Day-Long E-mail Outage Affects 10,500
Repeated problems have plagued MIT’s electronic mail systems in the second half of July. Failures of the traditional IMAP and the new Microsoft Exchange mail systems caused large portions of campus e-mail to be unavailable for the better part of a day, followed by shorter and smaller outages last week.
The major outage began just before 7 a.m. on Thursday July 23 and affected all users of the traditional IMAP system (also known as Cyrus), which is Information Services and Technologies’ (IS&T) older e-mail system and used by 90 percent of MIT e-mail users. (The rest are using MIT’s new Microsoft Exchange system, which was unaffected in this outage.) Users who forward or split their e-mail to other e-mail providers such as Gmail were unaffected by the outage. Users of MIT’s webmail service were affected by the outage.
Jeffrey I. Schiller ’79, MIT’s network manager, said the system failed when both controllers in the Storage Area Network (SAN) device that manages the e-mail disk drives failed. (There are two in case one fails.) The Tech spoke to Schiller the day after the outage, on Friday, July 24.
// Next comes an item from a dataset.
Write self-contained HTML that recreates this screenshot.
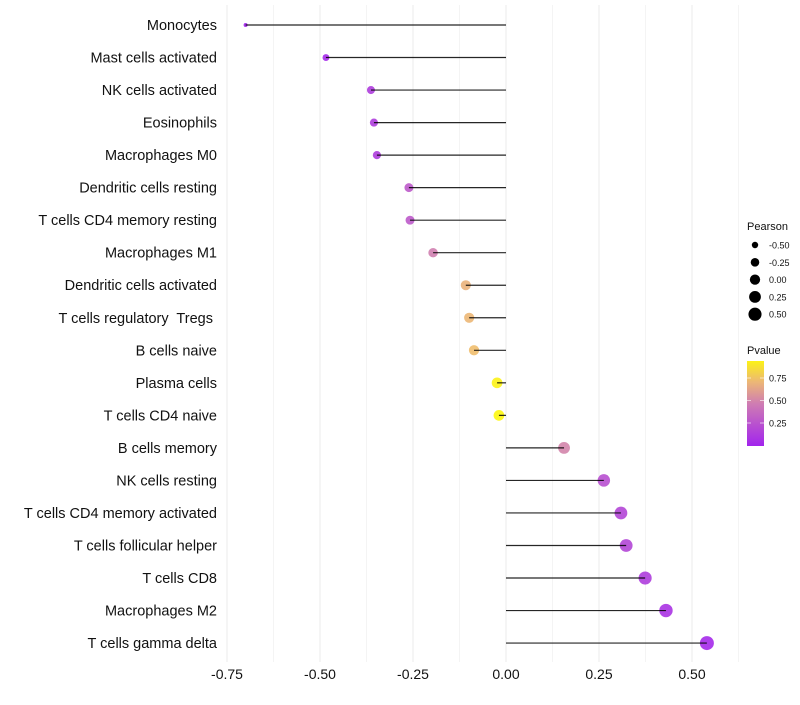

By 9 a.m., IS&T had replaced the failed components and restored service to all accounts on the post office servers po9, po12, and po14 (there is no po13; servers 1-8 are no longer in use). However, the hardware failure caused data corruption for po10 and po11, leaving about 5,100 students and 5,400 faculty and staff without e-mail service for much of the outage duration.
Schiller said that the disk array at fault was old and due to be replaced soon. He also said that the problem was extremely rare, and none of the published documentation for the disk array contained instructions that correctly solved the problem.
Schiller said that this problem was not specific to the traditional IMAP service, and could have just as easily affected the Exchange service. Eventually, they escalated the problem to a Sun Microsystems engineer, who Schiller said was extremely knowledgeable.
MIT provided Sun with detailed debugging diagnostics from the SAN which Sun took hours to analyze and produce a recovery procedure.
Around 4:15 p.m., Sun provided detailed instructions to recover from the failure; executing the instructions took until 8:15 p.m, when service was restored.
IS&T succeeded in fixing the broken SAN, but had that approach not worked, a full backup of IMAP e-mail was also available. A copy of mailboxes is made between 5 p.m. and 9 a.m. nightly. It would have taken about five hours to restore the affected servers’ data from the backup.
Other outages follow
Users of the new Exchange e-mail system were also not immune to problems last month, as one of the Exchange post office servers failed around 8 a.m. on Tuesday July 28. Service was restored at 9:11 a.m., IS&T reported.
Around 1 a.m. on Thursday July 30, the traditional IMAP service again had a problem. The po9 post office server experienced a disk corruption-related kernel panic and went offline. Three quarters of the mailboxes were online by 2:05 a.m., and the remainder were brought online by 11 a.m.
The most recent serious outage of e-mail before last months’ outage occurred in 2007, when po14 was inaccessible for almost four days.
IS&T has not responded to repeated inquiries over the past week regarding the Tuesday Exchange outage or last week’s po9 outage; Spokeswoman Christine C. Fitzgerald indicated she was waiting to hear from technical staff.
Redundancy Plan in Flux
The day after the big outage, Schiller emphasized that SAN failures are rare, and that to buy enough redundancy to eliminate outages would have cost “money that MIT is not prepared to spend.”
When asked how MIT views the repeated outages, last week Friday, Theresa M. Stone, MIT’s Executive Vice President, said that the “IS&T team does not believe any outage of e-mail is acceptable, and has worked to introduce redundancy to protect the system.”
Yesterday, Schiller said Stone recently asked IS&T to take “what steps were necessary” to ensure a reliable mail system for both traditional IMAP and Exchange. “And we will do that,” Schiller said.
Prior to the outage, IS&T had already been working on a fully redundant storage system for Exchange e-mail users, but traditional IMAP system users were not included. Yesterday, Schiller said IS&T is now in the process of migrating all of the IMAP users’ data to the redundant SAN originally built for the Exchange e-mail users. The redundant SAN is planned to be replicated both on-campus in W92, and off-campus in building OC11, located at One Summer Street, Boston.
Because the volume of data is very large, moving the data could take weeks to finish, Schiller said.
This process has benefitted from tight management coordination. IS&T’s technical lead on the mail system reports directly to Executive Vice President Stone, because IS&T’s Vice President has announced his retirement and a mid-level manager is out on medical leave.
John A. Hawkinson contributed reporting to this article.